▼

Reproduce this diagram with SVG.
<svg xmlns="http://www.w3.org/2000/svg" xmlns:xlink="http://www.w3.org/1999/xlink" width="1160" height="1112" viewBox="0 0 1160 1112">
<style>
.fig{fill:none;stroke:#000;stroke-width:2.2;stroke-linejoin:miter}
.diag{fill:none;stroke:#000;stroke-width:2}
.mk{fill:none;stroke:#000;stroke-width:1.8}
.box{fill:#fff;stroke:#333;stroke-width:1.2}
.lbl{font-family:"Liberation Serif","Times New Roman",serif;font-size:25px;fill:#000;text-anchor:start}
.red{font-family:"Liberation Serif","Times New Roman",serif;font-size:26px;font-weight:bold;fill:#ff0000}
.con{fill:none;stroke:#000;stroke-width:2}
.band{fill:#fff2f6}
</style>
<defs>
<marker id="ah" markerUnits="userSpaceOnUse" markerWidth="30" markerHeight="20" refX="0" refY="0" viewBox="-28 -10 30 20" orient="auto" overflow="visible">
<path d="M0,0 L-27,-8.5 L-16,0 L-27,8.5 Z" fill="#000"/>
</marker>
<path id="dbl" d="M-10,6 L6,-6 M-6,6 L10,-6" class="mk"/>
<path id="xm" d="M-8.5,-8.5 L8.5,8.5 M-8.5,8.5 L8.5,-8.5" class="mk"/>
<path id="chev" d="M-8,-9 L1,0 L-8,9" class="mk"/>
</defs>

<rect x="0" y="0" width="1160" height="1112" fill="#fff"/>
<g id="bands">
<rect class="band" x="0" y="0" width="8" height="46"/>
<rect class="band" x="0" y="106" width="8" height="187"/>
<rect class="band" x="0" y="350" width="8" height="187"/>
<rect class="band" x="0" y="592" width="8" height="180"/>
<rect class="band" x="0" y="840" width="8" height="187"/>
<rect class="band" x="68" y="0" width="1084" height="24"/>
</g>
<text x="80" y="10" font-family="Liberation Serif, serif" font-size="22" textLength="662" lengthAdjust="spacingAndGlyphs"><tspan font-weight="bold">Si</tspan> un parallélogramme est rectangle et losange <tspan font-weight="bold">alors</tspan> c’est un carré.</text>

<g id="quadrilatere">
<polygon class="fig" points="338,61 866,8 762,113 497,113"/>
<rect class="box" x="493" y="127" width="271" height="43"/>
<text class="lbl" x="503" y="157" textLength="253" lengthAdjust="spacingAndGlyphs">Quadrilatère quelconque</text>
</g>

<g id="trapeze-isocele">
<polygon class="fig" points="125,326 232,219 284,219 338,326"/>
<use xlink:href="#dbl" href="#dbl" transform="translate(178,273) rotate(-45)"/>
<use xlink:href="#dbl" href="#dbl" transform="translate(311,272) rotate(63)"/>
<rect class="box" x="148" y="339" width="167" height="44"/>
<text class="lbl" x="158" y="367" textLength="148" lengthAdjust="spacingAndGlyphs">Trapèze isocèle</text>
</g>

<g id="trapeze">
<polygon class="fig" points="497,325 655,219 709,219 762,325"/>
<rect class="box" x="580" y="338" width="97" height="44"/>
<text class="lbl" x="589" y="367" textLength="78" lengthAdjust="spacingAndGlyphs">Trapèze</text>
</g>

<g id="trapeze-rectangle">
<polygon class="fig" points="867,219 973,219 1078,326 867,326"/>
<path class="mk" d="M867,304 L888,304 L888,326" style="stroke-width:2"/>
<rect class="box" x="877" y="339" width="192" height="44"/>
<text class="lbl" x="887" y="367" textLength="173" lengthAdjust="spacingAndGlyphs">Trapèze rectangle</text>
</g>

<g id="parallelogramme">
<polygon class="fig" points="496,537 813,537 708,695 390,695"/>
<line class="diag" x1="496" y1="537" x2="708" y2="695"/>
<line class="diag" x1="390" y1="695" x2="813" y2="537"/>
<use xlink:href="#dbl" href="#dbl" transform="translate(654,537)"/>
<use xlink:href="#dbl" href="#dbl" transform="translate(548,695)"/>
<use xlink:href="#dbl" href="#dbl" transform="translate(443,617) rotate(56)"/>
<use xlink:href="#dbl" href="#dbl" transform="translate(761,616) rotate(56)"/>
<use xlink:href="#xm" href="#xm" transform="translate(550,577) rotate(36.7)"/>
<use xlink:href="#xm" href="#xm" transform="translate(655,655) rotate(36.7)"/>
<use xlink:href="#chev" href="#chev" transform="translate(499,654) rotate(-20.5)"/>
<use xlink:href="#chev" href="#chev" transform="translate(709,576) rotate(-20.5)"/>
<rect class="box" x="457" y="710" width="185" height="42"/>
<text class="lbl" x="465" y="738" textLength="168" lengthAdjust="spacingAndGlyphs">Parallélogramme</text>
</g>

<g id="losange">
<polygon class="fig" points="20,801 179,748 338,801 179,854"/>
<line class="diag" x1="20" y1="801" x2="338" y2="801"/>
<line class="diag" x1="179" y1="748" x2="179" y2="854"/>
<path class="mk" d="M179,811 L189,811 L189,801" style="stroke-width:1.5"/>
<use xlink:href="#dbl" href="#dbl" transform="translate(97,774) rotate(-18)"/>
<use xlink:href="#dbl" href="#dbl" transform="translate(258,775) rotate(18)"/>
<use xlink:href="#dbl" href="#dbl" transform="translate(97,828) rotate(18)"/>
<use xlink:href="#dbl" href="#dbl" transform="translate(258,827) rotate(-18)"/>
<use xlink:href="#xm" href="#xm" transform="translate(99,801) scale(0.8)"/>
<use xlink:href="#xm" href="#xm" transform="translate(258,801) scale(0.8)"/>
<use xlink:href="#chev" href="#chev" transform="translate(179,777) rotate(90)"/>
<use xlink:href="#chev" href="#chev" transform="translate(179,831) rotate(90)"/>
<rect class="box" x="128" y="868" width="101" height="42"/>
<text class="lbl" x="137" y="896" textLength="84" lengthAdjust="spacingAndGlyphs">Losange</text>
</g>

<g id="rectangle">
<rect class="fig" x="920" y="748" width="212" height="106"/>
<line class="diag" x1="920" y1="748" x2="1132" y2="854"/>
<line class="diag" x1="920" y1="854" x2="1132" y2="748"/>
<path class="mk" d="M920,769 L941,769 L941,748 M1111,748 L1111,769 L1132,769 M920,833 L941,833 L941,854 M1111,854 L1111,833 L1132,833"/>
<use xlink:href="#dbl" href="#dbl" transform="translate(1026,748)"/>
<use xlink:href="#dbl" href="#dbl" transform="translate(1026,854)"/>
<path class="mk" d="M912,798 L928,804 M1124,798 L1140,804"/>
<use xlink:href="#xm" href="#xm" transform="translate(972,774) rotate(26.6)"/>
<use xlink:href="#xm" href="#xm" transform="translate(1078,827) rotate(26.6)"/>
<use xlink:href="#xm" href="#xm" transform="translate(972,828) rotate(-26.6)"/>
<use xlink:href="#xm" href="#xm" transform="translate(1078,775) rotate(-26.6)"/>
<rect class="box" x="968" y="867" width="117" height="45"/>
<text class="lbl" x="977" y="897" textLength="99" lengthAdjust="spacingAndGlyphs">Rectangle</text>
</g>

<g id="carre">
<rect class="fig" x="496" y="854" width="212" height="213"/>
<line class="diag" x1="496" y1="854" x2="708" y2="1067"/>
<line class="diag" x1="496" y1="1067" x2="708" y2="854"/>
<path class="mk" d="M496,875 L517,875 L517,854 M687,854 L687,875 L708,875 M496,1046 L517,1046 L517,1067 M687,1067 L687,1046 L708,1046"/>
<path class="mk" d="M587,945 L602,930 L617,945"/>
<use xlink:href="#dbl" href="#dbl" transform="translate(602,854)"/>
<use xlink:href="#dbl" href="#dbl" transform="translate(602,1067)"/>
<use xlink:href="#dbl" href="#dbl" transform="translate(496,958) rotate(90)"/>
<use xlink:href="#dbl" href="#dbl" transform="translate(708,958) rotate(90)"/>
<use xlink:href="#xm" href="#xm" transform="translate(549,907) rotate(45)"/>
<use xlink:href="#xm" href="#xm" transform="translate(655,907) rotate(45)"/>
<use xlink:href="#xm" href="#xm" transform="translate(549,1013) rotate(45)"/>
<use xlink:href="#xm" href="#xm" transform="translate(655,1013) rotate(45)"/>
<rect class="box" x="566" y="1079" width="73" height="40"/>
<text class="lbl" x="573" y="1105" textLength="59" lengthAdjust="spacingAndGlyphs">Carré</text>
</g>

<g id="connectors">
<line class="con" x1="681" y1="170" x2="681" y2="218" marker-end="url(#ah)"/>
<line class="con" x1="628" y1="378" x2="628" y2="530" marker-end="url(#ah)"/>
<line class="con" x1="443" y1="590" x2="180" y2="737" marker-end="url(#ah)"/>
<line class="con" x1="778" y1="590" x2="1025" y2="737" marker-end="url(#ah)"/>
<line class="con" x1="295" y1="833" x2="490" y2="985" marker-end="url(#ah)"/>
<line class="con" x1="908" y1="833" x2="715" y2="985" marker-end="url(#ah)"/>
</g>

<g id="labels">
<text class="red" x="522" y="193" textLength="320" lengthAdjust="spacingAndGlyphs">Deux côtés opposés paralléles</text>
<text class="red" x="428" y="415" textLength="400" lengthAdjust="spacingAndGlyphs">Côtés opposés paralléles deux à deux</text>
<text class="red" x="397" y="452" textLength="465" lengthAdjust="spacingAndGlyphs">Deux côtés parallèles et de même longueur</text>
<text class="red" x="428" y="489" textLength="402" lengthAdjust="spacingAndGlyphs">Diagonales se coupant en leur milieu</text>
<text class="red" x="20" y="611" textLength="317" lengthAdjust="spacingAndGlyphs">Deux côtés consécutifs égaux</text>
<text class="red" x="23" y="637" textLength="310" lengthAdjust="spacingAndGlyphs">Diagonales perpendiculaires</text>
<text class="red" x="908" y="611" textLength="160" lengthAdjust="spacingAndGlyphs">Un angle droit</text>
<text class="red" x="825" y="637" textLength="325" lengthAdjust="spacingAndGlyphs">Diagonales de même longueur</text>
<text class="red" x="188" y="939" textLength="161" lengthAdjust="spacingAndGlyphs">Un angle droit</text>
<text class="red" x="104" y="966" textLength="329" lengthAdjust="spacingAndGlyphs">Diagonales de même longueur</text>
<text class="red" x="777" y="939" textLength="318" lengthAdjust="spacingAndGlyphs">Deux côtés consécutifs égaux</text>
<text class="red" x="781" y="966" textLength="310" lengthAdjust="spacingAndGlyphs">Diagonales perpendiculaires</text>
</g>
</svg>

▲

## Instructions for the task
Print, please, the lines from the first line of the material through the line that contains "c’est un carré.</text>", exactly as written and with nothing added.

## Correct answer
Reproduce this diagram with SVG.
<svg xmlns="http://www.w3.org/2000/svg" xmlns:xlink="http://www.w3.org/1999/xlink" width="1160" height="1112" viewBox="0 0 1160 1112">
<style>
.fig{fill:none;stroke:#000;stroke-width:2.2;stroke-linejoin:miter}
.diag{fill:none;stroke:#000;stroke-width:2}
.mk{fill:none;stroke:#000;stroke-width:1.8}
.box{fill:#fff;stroke:#333;stroke-width:1.2}
.lbl{font-family:"Liberation Serif","Times New Roman",serif;font-size:25px;fill:#000;text-anchor:start}
.red{font-family:"Liberation Serif","Times New Roman",serif;font-size:26px;font-weight:bold;fill:#ff0000}
.con{fill:none;stroke:#000;stroke-width:2}
.band{fill:#fff2f6}
</style>
<defs>
<marker id="ah" markerUnits="userSpaceOnUse" markerWidth="30" markerHeight="20" refX="0" refY="0" viewBox="-28 -10 30 20" orient="auto" overflow="visible">
<path d="M0,0 L-27,-8.5 L-16,0 L-27,8.5 Z" fill="#000"/>
</marker>
<path id="dbl" d="M-10,6 L6,-6 M-6,6 L10,-6" class="mk"/>
<path id="xm" d="M-8.5,-8.5 L8.5,8.5 M-8.5,8.5 L8.5,-8.5" class="mk"/>
<path id="chev" d="M-8,-9 L1,0 L-8,9" class="mk"/>
</defs>

<rect x="0" y="0" width="1160" height="1112" fill="#fff"/>
<g id="bands">
<rect class="band" x="0" y="0" width="8" height="46"/>
<rect class="band" x="0" y="106" width="8" height="187"/>
<rect class="band" x="0" y="350" width="8" height="187"/>
<rect class="band" x="0" y="592" width="8" height="180"/>
<rect class="band" x="0" y="840" width="8" height="187"/>
<rect class="band" x="68" y="0" width="1084" height="24"/>
</g>
<text x="80" y="10" font-family="Liberation Serif, serif" font-size="22" textLength="662" lengthAdjust="spacingAndGlyphs"><tspan font-weight="bold">Si</tspan> un parallélogramme est rectangle et losange <tspan font-weight="bold">alors</tspan> c’est un carré.</text>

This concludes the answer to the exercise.